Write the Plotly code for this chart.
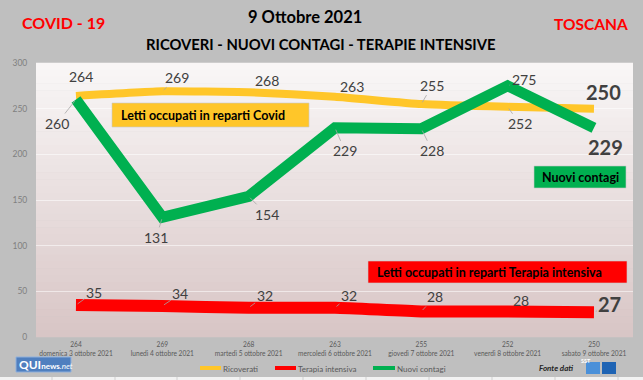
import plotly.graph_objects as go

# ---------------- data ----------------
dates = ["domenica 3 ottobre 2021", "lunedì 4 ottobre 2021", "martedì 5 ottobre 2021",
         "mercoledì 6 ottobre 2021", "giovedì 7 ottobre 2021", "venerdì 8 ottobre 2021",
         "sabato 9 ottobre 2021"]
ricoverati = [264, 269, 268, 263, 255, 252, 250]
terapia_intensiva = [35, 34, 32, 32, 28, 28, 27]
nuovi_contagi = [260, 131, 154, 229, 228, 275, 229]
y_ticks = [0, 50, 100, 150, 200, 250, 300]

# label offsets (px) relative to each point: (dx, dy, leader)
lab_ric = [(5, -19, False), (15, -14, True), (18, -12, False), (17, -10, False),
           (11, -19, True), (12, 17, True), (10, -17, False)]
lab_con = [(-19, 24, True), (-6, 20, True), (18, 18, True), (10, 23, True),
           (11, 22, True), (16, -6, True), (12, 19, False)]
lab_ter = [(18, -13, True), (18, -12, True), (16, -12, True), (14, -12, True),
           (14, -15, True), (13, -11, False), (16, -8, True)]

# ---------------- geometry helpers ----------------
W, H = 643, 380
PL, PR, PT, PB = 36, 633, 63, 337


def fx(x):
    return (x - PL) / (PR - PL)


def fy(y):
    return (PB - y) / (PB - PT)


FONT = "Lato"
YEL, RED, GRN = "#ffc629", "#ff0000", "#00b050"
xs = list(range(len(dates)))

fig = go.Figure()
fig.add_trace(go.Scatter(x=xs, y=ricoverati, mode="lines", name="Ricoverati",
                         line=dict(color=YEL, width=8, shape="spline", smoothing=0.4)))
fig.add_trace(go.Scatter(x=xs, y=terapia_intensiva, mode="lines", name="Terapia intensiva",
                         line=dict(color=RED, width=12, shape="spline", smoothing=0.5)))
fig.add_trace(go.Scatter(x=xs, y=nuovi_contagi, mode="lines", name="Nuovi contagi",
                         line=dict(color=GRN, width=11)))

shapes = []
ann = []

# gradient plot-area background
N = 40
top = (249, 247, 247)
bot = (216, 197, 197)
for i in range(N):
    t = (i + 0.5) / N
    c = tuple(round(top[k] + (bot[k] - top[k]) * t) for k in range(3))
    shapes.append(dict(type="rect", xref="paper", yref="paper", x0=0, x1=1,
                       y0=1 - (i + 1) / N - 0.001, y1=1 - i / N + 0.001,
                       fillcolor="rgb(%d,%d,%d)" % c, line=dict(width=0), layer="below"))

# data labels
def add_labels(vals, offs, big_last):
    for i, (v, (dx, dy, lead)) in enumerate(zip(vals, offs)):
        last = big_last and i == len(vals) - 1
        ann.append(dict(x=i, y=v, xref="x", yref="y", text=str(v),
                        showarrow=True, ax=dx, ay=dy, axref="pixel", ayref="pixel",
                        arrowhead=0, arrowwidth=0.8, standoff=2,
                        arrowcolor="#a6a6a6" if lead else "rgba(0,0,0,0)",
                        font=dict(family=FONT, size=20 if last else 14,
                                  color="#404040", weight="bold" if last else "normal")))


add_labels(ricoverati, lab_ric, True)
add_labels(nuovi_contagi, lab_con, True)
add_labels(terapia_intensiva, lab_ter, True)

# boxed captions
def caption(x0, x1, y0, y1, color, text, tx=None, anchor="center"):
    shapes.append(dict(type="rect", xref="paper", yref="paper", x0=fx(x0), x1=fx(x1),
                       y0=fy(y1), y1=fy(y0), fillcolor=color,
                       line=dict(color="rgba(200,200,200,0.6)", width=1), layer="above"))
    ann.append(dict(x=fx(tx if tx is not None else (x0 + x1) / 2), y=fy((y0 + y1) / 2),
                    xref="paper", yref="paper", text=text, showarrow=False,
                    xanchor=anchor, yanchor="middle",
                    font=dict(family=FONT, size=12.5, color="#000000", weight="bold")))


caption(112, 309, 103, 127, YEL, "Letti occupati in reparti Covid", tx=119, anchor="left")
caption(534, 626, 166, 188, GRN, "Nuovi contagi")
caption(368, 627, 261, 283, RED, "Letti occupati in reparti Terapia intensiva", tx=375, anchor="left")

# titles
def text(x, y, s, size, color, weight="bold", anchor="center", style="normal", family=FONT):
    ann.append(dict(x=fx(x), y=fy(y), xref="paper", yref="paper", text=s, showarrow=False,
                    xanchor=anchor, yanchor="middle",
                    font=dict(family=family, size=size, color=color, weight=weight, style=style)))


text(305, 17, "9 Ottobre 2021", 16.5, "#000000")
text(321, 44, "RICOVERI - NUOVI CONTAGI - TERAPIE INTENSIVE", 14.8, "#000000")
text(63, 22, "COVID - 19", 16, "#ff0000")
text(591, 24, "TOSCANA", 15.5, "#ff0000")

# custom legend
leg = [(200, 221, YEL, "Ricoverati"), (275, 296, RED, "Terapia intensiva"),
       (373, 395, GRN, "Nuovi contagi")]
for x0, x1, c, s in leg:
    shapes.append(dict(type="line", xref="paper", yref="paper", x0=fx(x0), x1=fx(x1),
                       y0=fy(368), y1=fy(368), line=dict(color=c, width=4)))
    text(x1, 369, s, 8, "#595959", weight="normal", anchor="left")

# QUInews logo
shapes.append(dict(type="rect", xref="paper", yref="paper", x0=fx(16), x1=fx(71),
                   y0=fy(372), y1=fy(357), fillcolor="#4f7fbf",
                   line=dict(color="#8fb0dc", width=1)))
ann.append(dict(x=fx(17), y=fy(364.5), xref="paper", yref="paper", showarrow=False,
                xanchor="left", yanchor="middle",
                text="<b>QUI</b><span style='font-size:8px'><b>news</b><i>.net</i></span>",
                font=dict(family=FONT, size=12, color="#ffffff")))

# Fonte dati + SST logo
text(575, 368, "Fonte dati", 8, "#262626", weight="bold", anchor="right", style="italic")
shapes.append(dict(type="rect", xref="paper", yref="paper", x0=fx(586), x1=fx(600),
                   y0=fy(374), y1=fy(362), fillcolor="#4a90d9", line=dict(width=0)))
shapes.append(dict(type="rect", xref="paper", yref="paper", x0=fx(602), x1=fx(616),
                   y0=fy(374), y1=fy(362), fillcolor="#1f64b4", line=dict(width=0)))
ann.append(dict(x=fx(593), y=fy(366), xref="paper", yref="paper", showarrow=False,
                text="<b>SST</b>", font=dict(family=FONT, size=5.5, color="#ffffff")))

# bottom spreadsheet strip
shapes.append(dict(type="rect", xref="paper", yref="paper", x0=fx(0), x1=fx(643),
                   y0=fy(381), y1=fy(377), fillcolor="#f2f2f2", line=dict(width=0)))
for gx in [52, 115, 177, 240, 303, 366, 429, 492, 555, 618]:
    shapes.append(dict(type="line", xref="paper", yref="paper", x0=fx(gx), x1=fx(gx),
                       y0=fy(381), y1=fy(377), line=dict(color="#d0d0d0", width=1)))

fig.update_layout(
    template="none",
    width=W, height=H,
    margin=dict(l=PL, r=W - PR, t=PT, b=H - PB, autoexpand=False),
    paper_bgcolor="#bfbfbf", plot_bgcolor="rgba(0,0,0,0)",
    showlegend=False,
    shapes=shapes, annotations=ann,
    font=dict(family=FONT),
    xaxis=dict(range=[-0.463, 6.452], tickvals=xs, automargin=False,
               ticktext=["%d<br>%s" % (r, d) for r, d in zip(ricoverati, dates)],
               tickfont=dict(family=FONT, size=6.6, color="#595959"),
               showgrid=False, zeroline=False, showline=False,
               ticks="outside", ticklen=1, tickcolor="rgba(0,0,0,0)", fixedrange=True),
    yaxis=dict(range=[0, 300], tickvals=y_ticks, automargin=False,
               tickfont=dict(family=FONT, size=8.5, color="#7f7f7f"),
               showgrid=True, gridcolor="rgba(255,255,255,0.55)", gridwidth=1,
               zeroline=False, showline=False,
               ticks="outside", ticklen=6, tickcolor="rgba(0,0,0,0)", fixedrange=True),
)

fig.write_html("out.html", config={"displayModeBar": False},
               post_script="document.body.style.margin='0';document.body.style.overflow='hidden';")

····················

Starting at the top of the listing above, please restate word for word each line up to and including the one that holds "y_ticks = [0, 50, 100, 150, 200, 250, 300]", omitting every image.

= Correct answer =
Write the Plotly code for this chart.
import plotly.graph_objects as go

# ---------------- data ----------------
dates = ["domenica 3 ottobre 2021", "lunedì 4 ottobre 2021", "martedì 5 ottobre 2021",
         "mercoledì 6 ottobre 2021", "giovedì 7 ottobre 2021", "venerdì 8 ottobre 2021",
         "sabato 9 ottobre 2021"]
ricoverati = [264, 269, 268, 263, 255, 252, 250]
terapia_intensiva = [35, 34, 32, 32, 28, 28, 27]
nuovi_contagi = [260, 131, 154, 229, 228, 275, 229]
y_ticks = [0, 50, 100, 150, 200, 250, 300]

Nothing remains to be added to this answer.